Two stones of different masses are dropped simultaneously from the top of a building

To solve the problem of two stones of different masses being dropped simultaneously from the top of a building, we can analyze the motion of the stones using the equations of motion under the influence of gravity. ### Step-by-Step Solution: 1. **Understanding the Situation**: - We have two stones, one with mass \( M_1 \) and the other with mass \( M_2 \). - Both stones are dropped from the same height \( H \) at the same time. 2. **Identifying the Forces**: - Both stones are acted upon by gravity, which accelerates them downwards.

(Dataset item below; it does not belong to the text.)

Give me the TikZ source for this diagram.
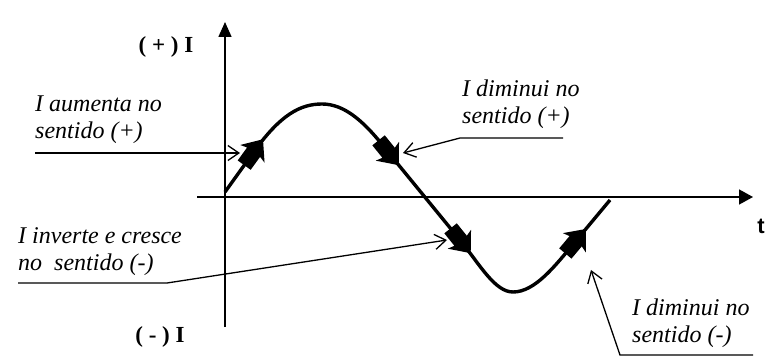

The acceleration due to gravity is denoted as \( g \). - The mass of the stones does not affect the acceleration due to gravity; both stones will experience the same gravitational acceleration. 3. **Using the Equations of Motion**: - The equation of motion for an object under uniform acceleration is given by: \[ H = ut + \frac{1}{2} a t^2 \] - Here, \( u \) (initial velocity) is 0 since the stones are dropped, and \( a \) is \( g \) (acceleration due to gravity). - Thus, the equation simplifies to: \[ H = 0 \cdot t + \frac{1}{2} g t^2 \implies H = \frac{1}{2} g t^2 \] 4. **Solving for Time**: - Rearranging the equation to solve for time \( t \): \[ t^2 = \frac{2H}{g} \implies t = \sqrt{\frac{2H}{g}} \] - This equation shows that the time \( t \) taken to reach the ground depends only on the height \( H \) and the acceleration due to gravity \( g \), and is independent of the mass of the stones. 5. **Conclusion**: - Since both stones are dropped simultaneously from the same height and experience the same gravitational acceleration, they will hit the ground at the same time, regardless of their masses. ### Final Answer: Both stones reach the ground simultaneously.